_WHAT YOU HAVE TO DO_
Write out the listing below exactly, and omit any images you find in it.

_COLLECTED DATA_
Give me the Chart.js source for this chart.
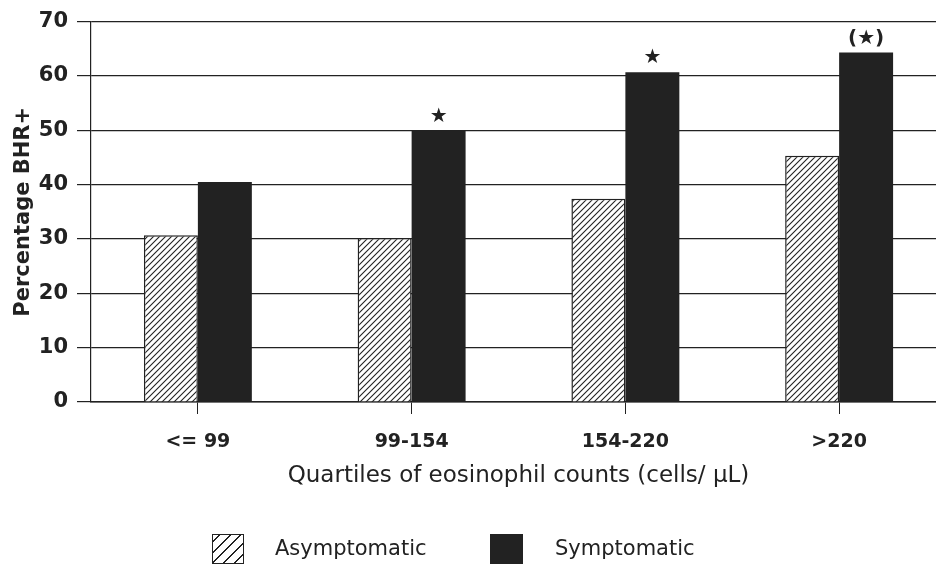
<!DOCTYPE html>
<html>
<head>
<meta charset="utf-8">
<script src="https://cdn.jsdelivr.net/npm/chart.js@4"></script>
<style>
  html, body { margin: 0; padding: 0; background: #fff; overflow: hidden; }
  #wrap { position: relative; width: 936px; height: 567px; overflow: hidden; }
  #wrap canvas { position: absolute; left: 0; top: 0; }
  .item { position: absolute; font-family: "DejaVu Sans", sans-serif; font-size: 21px; color: #222; line-height: 30px; }
  .sw { position: absolute; top: 534px; height: 30px; box-sizing: border-box; border: 1.5px solid #222; }
  .hatch { background: repeating-linear-gradient(135deg, #fff 0 4px, #222 4px 5.5px, #fff 5.5px 7.5px); }
  .solid { background: #222; }
</style>
</head>
<body>
<div id="wrap">
  <canvas id="chart" width="960" height="567" style="width:960px;height:567px"></canvas>
  <div class="sw hatch" style="left:212px;width:32px"></div>
  <div class="item" style="left:275px;top:533px">Asymptomatic</div>
  <div class="sw solid" style="left:490px;width:33px"></div>
  <div class="item" style="left:555px;top:533px">Symptomatic</div>
</div>
<script>
// ---------- Data ----------
const categories = ['<= 99', '99-154', '154-220', '>220'];
const asymptomatic = [30.7, 30.2, 37.4, 45.3];
const symptomatic = [40.5, 49.9, 60.7, 64.3];
const markers = ['', '★', '★', '(★)'];
const yTicks = [0, 10, 20, 30, 40, 50, 60, 70];

const INK = '#222';
const FONT = '"DejaVu Sans", sans-serif';

// diagonal hatch pattern for the asymptomatic bars
function makeHatch() {
  const c = document.createElement('canvas');
  c.width = 6; c.height = 6;
  const g = c.getContext('2d');
  g.fillStyle = '#fff';
  g.fillRect(0, 0, 6, 6);
  g.strokeStyle = INK;
  g.lineWidth = 1.1;
  g.beginPath();
  g.moveTo(-1, 7); g.lineTo(7, -1);
  g.moveTo(-1, 1); g.lineTo(1, -1);
  g.moveTo(5, 7); g.lineTo(7, 5);
  g.stroke();
  return g.createPattern(c, 'repeat');
}

// stars above symptomatic bars
const markerPlugin = {
  id: 'markers',
  afterDatasetsDraw(chart) {
    const ctx = chart.ctx;
    const meta = chart.getDatasetMeta(1);
    ctx.save();
    ctx.fillStyle = INK;
    ctx.textAlign = 'center';
    ctx.textBaseline = 'middle';
    meta.data.forEach((bar, i) => {
      if (!markers[i]) return;
      ctx.font = markers[i].length > 1 ? 'bold 20px ' + FONT : '20px ' + FONT;
      ctx.fillText(markers[i], bar.x, bar.y - 14);
    });
    ctx.restore();
  }
};

const ctx = document.getElementById('chart').getContext('2d');
new Chart(ctx, {
  type: 'bar',
  data: {
    labels: categories,
    datasets: [
      { label: 'Asymptomatic', data: asymptomatic, backgroundColor: makeHatch(),
        borderColor: INK, borderWidth: 1.5, categoryPercentage: 0.505, barPercentage: 1.0 },
      { label: 'Symptomatic', data: symptomatic, backgroundColor: INK,
        borderColor: INK, borderWidth: 0, categoryPercentage: 0.505, barPercentage: 1.0 }
    ]
  },
  options: {
    responsive: false,
    animation: false,
    layout: { padding: { top: 20, right: 14, bottom: 77, left: 11 } },
    plugins: { legend: { display: false }, tooltip: { enabled: false } },
    scales: {
      x: {
        grid: { offset: false, drawOnChartArea: false, drawTicks: true, tickLength: 12, color: INK, lineWidth: 1 },
        border: { display: true, color: INK, width: 1.5 },
        ticks: { color: INK, font: { family: FONT, size: 19, weight: 'bold' }, padding: 17 },
        title: { display: true, text: 'Quartiles of eosinophil counts (cells/ µL)', color: INK,
                 font: { family: FONT, size: 23 }, padding: { top: 0, bottom: 0 } },
        afterFit: s => { s.height = 88; }
      },
      y: {
        min: 0, max: 70,
        afterBuildTicks: s => { s.ticks = yTicks.map(v => ({ value: v })); },
        grid: { color: INK, lineWidth: 1.2, drawTicks: true, tickLength: 14 },
        border: { display: true, color: INK, width: 1.2 },
        ticks: { color: INK, font: { family: FONT, size: 21, weight: 'bold' }, padding: 9 },
        title: { display: true, text: 'Percentage BHR+', color: INK,
                 font: { family: FONT, size: 21, weight: 'bold' }, padding: { top: 0, bottom: 0 } },
        afterFit: s => { s.width = 80; }
      }
    }
  },
  plugins: [markerPlugin]
});
</script>
</body>
</html>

_COMPLETED EXERCISE_
Give me the Chart.js source for this chart.
<!DOCTYPE html>
<html>
<head>
<meta charset="utf-8">
<script src="https://cdn.jsdelivr.net/npm/chart.js@4"></script>
<style>
  html, body { margin: 0; padding: 0; background: #fff; overflow: hidden; }
  #wrap { position: relative; width: 936px; height: 567px; overflow: hidden; }
  #wrap canvas { position: absolute; left: 0; top: 0; }
  .item { position: absolute; font-family: "DejaVu Sans", sans-serif; font-size: 21px; color: #222; line-height: 30px; }
  .sw { position: absolute; top: 534px; height: 30px; box-sizing: border-box; border: 1.5px solid #222; }
  .hatch { background: repeating-linear-gradient(135deg, #fff 0 4px, #222 4px 5.5px, #fff 5.5px 7.5px); }
  .solid { background: #222; }
</style>
</head>
<body>
<div id="wrap">
  <canvas id="chart" width="960" height="567" style="width:960px;height:567px"></canvas>
  <div class="sw hatch" style="left:212px;width:32px"></div>
  <div class="item" style="left:275px;top:533px">Asymptomatic</div>
  <div class="sw solid" style="left:490px;width:33px"></div>
  <div class="item" style="left:555px;top:533px">Symptomatic</div>
</div>
<script>
// ---------- Data ----------
const categories = ['<= 99', '99-154', '154-220', '>220'];
const asymptomatic = [30.7, 30.2, 37.4, 45.3];
const symptomatic = [40.5, 49.9, 60.7, 64.3];
const markers = ['', '★', '★', '(★)'];
const yTicks = [0, 10, 20, 30, 40, 50, 60, 70];

const INK = '#222';
const FONT = '"DejaVu Sans", sans-serif';

// diagonal hatch pattern for the asymptomatic bars
function makeHatch() {
  const c = document.createElement('canvas');
  c.width = 6; c.height = 6;
  const g = c.getContext('2d');
  g.fillStyle = '#fff';
  g.fillRect(0, 0, 6, 6);
  g.strokeStyle = INK;
  g.lineWidth = 1.1;
  g.beginPath();
  g.moveTo(-1, 7); g.lineTo(7, -1);
  g.moveTo(-1, 1); g.lineTo(1, -1);
  g.moveTo(5, 7); g.lineTo(7, 5);
  g.stroke();
  return g.createPattern(c, 'repeat');
}

// stars above symptomatic bars
const markerPlugin = {
  id: 'markers',
  afterDatasetsDraw(chart) {
    const ctx = chart.ctx;
    const meta = chart.getDatasetMeta(1);
    ctx.save();
    ctx.fillStyle = INK;
    ctx.textAlign = 'center';
    ctx.textBaseline = 'middle';
    meta.data.forEach((bar, i) => {
      if (!markers[i]) return;
      ctx.font = markers[i].length > 1 ? 'bold 20px ' + FONT : '20px ' + FONT;
      ctx.fillText(markers[i], bar.x, bar.y - 14);
    });
    ctx.restore();
  }
};

const ctx = document.getElementById('chart').getContext('2d');
new Chart(ctx, {
  type: 'bar',
  data: {
    labels: categories,
    datasets: [
      { label: 'Asymptomatic', data: asymptomatic, backgroundColor: makeHatch(),
        borderColor: INK, borderWidth: 1.5, categoryPercentage: 0.505, barPercentage: 1.0 },
      { label: 'Symptomatic', data: symptomatic, backgroundColor: INK,
        borderColor: INK, borderWidth: 0, categoryPercentage: 0.505, barPercentage: 1.0 }
    ]
  },
  options: {
    responsive: false,
    animation: false,
    layout: { padding: { top: 20, right: 14, bottom: 77, left: 11 } },
    plugins: { legend: { display: false }, tooltip: { enabled: false } },
    scales: {
      x: {
        grid: { offset: false, drawOnChartArea: false, drawTicks: true, tickLength: 12, color: INK, lineWidth: 1 },
        border: { display: true, color: INK, width: 1.5 },
        ticks: { color: INK, font: { family: FONT, size: 19, weight: 'bold' }, padding: 17 },
        title: { display: true, text: 'Quartiles of eosinophil counts (cells/ µL)', color: INK,
                 font: { family: FONT, size: 23 }, padding: { top: 0, bottom: 0 } },
        afterFit: s => { s.height = 88; }
      },
      y: {
        min: 0, max: 70,
        afterBuildTicks: s => { s.ticks = yTicks.map(v => ({ value: v })); },
        grid: { color: INK, lineWidth: 1.2, drawTicks: true, tickLength: 14 },
        border: { display: true, color: INK, width: 1.2 },
        ticks: { color: INK, font: { family: FONT, size: 21, weight: 'bold' }, padding: 9 },
        title: { display: true, text: 'Percentage BHR+', color: INK,
                 font: { family: FONT, size: 21, weight: 'bold' }, padding: { top: 0, bottom: 0 } },
        afterFit: s => { s.width = 80; }
      }
    }
  },
  plugins: [markerPlugin]
});
</script>
</body>
</html>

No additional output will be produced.